Edison Electric Illuminating Co.

cover image

Almost Gone

This 19th century cover for the Edison Electric Illuminating Co (1880-1901) was almost covered over during a recent street repaving, but somehow kept it's toehold into the 21st. The E.E.I.Co installed the first electrical distribution grid in lower Manhattan in 1882, extending out from a generator on Pearl St. By 1891 it was building it's fourth generator on East 12th St. near this relic.

DESIGN:

The wheel and spoke design was a widely used pattern on covers of all sorts (note it's use for Croton Aqueduct lids). But it's bold use of big san-sarif letters breaking the line of an outer ring gives it a bold, totally modern air.

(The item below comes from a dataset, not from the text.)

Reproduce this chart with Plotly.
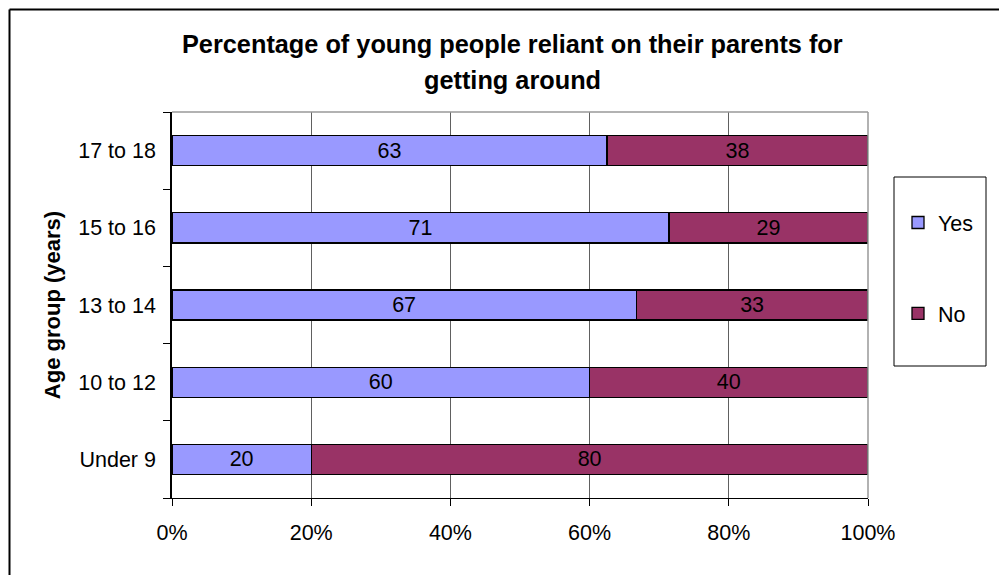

This distinctive usage was appreciated by the successor companies NYE and CECo.

UTILITY:

Electric power was distributed by both overhead and underground cables, the underground mostly for distribution to substations. The Edison companies were the distributors of DC current

RANGE:

There are few if any other remnants of the Edison Electric Illumination Co in Manhattan although the name was used in Brooklyn until the 1930's. This example, on 13th St. between Ave's C & D is the only one I have encountered in Manhattan and the only one anywhere of its type.